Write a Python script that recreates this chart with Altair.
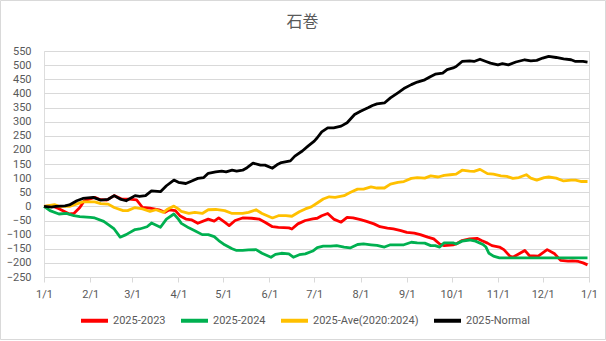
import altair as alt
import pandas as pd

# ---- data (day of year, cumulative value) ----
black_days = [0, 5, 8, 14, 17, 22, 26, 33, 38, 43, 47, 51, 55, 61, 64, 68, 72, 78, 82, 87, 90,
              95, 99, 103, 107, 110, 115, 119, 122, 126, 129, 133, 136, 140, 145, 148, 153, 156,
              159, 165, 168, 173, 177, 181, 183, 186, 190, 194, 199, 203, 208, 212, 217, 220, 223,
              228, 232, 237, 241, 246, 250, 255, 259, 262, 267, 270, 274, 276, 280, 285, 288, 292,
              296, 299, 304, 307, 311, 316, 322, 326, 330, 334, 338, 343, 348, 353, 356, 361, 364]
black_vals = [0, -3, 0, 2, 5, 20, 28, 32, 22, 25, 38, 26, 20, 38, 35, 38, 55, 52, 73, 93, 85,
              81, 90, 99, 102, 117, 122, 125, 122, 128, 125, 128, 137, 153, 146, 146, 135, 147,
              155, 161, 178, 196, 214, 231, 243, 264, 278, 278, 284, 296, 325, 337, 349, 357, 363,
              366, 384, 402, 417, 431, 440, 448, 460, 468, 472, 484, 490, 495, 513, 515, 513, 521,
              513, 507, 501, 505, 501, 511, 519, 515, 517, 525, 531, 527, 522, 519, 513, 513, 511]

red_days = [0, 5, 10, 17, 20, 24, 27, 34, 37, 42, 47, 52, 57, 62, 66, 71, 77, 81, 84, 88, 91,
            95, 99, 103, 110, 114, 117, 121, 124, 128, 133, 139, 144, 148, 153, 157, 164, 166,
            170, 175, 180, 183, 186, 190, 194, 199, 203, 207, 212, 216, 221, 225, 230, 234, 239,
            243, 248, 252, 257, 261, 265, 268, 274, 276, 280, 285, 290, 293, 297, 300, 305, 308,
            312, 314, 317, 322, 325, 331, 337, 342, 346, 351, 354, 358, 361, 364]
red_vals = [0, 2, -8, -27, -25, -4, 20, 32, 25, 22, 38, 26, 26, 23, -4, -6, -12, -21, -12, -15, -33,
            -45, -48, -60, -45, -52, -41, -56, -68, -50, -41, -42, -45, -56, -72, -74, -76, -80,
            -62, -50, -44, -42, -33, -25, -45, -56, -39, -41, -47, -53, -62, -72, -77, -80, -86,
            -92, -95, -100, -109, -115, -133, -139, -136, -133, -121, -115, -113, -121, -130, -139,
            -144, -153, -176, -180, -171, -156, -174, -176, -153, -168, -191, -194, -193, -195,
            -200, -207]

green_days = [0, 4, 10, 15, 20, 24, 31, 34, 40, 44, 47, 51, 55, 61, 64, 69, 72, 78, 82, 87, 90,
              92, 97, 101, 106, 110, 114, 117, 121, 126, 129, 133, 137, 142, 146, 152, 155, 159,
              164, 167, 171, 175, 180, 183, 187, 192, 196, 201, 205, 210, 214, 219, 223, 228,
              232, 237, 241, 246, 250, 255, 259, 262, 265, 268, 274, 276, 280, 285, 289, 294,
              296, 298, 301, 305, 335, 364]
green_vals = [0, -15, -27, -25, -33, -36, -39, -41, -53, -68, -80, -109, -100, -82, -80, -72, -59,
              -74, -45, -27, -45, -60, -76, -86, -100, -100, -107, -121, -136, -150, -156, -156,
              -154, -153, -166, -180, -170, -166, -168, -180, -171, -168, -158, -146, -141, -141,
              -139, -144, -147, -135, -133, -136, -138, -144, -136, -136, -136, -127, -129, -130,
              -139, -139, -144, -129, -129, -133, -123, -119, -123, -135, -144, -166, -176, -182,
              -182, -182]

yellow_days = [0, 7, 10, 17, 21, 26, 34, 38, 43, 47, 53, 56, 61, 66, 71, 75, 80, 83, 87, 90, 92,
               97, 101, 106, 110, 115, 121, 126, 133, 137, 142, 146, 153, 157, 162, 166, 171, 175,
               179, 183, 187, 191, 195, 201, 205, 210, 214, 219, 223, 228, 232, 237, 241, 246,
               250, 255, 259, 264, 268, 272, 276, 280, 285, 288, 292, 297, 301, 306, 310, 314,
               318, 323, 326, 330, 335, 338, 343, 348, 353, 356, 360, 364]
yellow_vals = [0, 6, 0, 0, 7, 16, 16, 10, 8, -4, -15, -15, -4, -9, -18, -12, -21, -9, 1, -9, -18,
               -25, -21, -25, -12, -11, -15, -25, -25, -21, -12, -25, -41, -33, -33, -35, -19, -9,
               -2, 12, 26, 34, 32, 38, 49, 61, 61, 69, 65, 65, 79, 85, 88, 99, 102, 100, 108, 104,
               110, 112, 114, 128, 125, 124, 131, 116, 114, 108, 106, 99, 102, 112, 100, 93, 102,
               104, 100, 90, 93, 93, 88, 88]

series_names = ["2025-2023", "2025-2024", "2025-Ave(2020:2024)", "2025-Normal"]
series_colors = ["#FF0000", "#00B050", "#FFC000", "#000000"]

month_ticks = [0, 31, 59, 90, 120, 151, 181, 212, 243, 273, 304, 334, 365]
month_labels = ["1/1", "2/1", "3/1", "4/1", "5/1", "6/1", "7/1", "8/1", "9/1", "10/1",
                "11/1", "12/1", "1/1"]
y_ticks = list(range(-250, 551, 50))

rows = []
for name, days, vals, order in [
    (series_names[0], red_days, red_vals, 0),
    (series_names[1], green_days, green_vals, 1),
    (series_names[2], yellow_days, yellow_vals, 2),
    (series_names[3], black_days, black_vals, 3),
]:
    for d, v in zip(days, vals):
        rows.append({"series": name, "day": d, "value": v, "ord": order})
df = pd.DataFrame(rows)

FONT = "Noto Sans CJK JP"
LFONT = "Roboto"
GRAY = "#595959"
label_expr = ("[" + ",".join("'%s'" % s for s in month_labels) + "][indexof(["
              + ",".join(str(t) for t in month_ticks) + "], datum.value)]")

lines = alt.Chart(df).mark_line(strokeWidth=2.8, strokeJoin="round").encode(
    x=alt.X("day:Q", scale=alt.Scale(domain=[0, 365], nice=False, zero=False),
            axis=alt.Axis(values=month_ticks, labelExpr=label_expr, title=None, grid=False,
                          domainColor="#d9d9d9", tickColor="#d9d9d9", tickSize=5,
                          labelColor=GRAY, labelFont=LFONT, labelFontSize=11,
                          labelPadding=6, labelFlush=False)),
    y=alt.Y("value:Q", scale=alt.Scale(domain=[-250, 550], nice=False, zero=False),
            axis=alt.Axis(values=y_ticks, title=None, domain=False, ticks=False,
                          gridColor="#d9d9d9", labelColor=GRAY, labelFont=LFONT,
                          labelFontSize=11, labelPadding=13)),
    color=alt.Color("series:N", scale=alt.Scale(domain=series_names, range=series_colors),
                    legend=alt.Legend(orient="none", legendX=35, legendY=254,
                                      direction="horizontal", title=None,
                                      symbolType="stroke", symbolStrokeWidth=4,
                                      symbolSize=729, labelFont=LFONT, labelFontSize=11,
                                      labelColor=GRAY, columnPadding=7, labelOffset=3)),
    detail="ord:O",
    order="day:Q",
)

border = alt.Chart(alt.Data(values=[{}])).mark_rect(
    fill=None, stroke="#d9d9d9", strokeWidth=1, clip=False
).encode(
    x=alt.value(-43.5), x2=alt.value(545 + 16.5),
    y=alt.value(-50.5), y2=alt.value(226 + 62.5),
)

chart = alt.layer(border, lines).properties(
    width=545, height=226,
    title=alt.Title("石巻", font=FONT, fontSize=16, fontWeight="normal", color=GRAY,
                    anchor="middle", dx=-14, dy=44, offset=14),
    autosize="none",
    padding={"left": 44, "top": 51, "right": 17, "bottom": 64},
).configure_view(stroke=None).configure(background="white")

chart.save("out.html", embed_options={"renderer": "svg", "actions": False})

+ + + + + + +

#### [What the task asks]
Set down again, exactly, the lines of the material above from its first line to the one with "import pandas as pd", inclusive. Leave the pictures out.

#### [Output of the exercise]
Write a Python script that recreates this chart with Altair.
import altair as alt
import pandas as pd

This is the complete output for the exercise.